A small plane apparently piloted by a crazed man with an ax to grind against the IRS crashed his aircraft into an office building in Austin, Texas Thursday -- but not before writing an online rant against the agency and setting his own house on fire.
It started around 9 a.m. when police say Joe Stack set his house on fire. A neighbor rescued Stack's wife and their 12-year-old daughter. About 40 minutes later, Stack's plane slammed into the seven-story Echelon Building that houses a large IRS office.
“It felt like a bomb blew off,” said Peggy Walker, an IRS revenue officer who was sitting at her desk in the building when the plane crashed. “The ceiling caved in and windows blew in. We got up and ran.”
Witnesses at an adjacent mall told KXAN-TV that the plane crash was clearly intentional. They say it came in low, nearly hitting power lines and was roaring at full throttle on impact. "It was flying low and fast and I did a double take," said one witness. "I thought it was a play remote control plane. Then I saw the smoke."

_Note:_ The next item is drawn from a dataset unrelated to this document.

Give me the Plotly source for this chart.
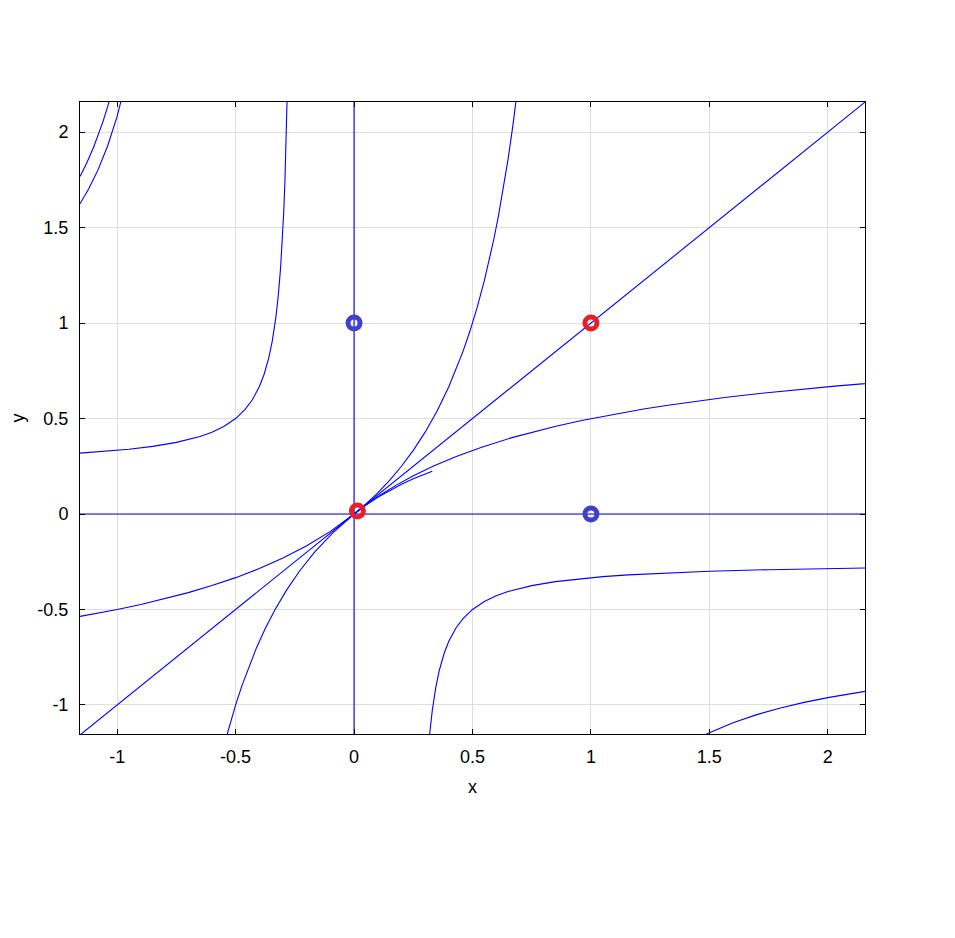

The impact set off a huge 50-foot fireball and broke most of the windows of the glass-facade building. Remarkably, just two people in the building were injured. The fate of the pilot is not known.
On his Web site Wednesday, Stack wrote:
"I know I'm hardly the first one to decide I have had all I can stand. Violence not only is the answer, it is the only answer."
Stack ended the six-page letter with the message:
“I am finally ready to stop this insanity. Well, Mr. Big Brother IRS man, let’s try something different; take my pound of flesh and sleep well."
Despite a frightening reminder of 9/11, the Department of Homeland Security said there is no evidence that this was a terrorist attack.